A genuinely useful parameter that almost nobody knows about. Added in PostgreSQL 14, off by default, fixes a specific pathology that anyone who has run analytics workloads has lived through at least once.

The pathology

A user runs an expensive query — a multi-hour analytics scan, a runaway report — and walks away. Or their laptop dies. Or their VPN drops. The TCP connection is gone, but PostgreSQL doesn’t know. The backend continues executing the query at full cost for the full duration, eventually completes, attempts to send the result to a socket that closed two hours ago, and only at that point notices the client is gone. The query then logs a “connection to client lost” error, the resources are released, and the only person who paid for those two hours of CPU and I/O is you.

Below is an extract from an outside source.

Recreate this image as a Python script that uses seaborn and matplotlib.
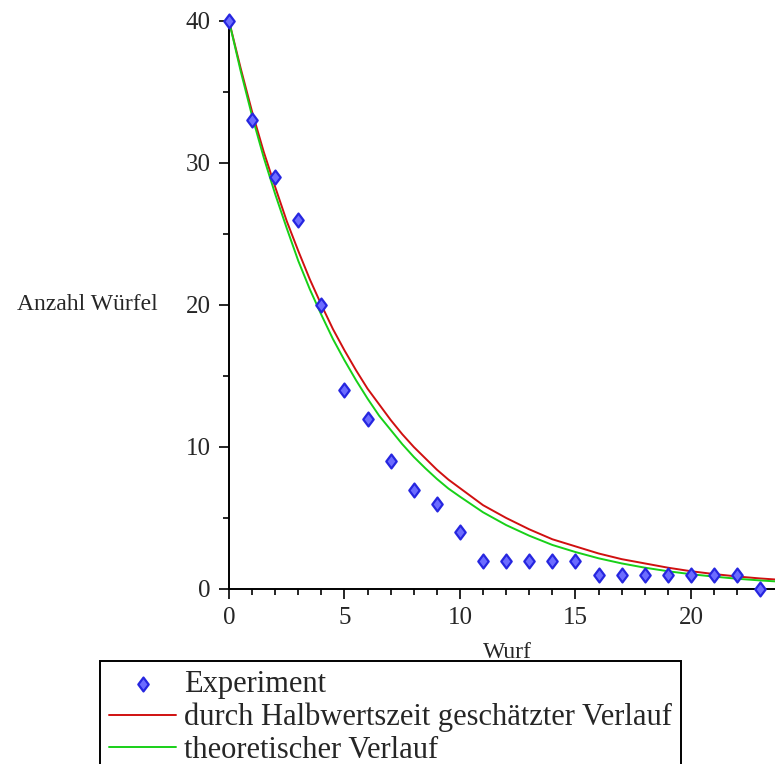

The pre-14 mitigations were all partial:

  • TCP keepalives detect dead connections at the kernel level, but PostgreSQL only acts on the result when it next interacts with the socket — which doesn’t happen during a query, because the query has nothing to send yet.
  • statement_timeout caps query duration, but it’s a sledgehammer; it doesn’t distinguish “client is still waiting” from “client is dead.”
  • Periodic cleanup scripts that pg_terminate_backend() long-running queries based on heuristics. They work, sort of, when someone remembers to maintain them.

None of these solve the actual problem: the server has no idea the client is gone, so it dutifully completes work that nobody will ever see.

What the parameter does

client_connection_check_interval is the interval, in milliseconds, at which the backend polls the client socket during query execution to check whether the kernel has reported the connection as closed. If it has, the backend aborts the query, logs connection to client lost, and cleans up.

Default is 0 (disabled). Context is user. Linux only — and macOS, illumos, and BSD variants per the PG 18 docs, though the original implementation was Linux-only because it relies on the POLLRDHUP extension to poll(). Windows does not have an equivalent.

The polling is cheap. The backend already passes through the query-execution loop frequently; checking a socket descriptor is a single syscall and adds essentially no overhead. The docs and the original patch author were both explicit that the cost is negligible.

So why is the default 0?

Conservatism, primarily. PostgreSQL ships new features off by default until the community has confidence in the operational behavior — same reason jit defaulted to off when it first appeared. The parameter has been available for four major releases now, and the operational case for enabling it is strong; the default has not yet moved. There is an ongoing conversation in the community about flipping the default, and a reasonable expectation that PG 19 or 20 will do so.

Tuning

For most workloads, set it on. Reasonable values:

  • 10s — sensible default for OLTP. Cheap, conservative, catches obvious cases.
  • 5s — more aggressive; appropriate for analytics workloads with very long-running queries where you really want to know within a few seconds that the client has disappeared.
  • 1s — the original patch’s default. Fine on modern hardware; overkill for most production.

Don’t pair this with aggressive tcp_keepalives_* tuning unless you understand the interaction. The PostgreSQL parameter checks what the kernel knows about the socket; if your TCP keepalive settings have the kernel itself taking five minutes to notice a dead connection, then client_connection_check_interval = 5s doesn’t help — it polls promptly, but the kernel doesn’t have an answer yet. Both layers need to be tuned together for fast detection.

The cloud-provider angle: AWS RDS and Aurora set tcp_keepalives_idle = 300 and don’t change client_connection_check_interval from its 0 default, which means dead-client detection on RDS during a long query can take five minutes plus the rest of the query. If you’re on managed PostgreSQL and run long queries, enabling this parameter is one of the higher-leverage configuration changes available to you.

Recommendation: Set client_connection_check_interval = 10s on any cluster that runs queries longer than a few seconds and clients that might not stick around. The default is wrong for almost every modern workload, the cost is negligible, and the savings on a single abandoned long query pays for the parameter’s entire operational lifetime. This is the parameter you wish you’d known about the last time a runaway analytics query ate a CPU core for six hours after the analyst’s laptop went to sleep.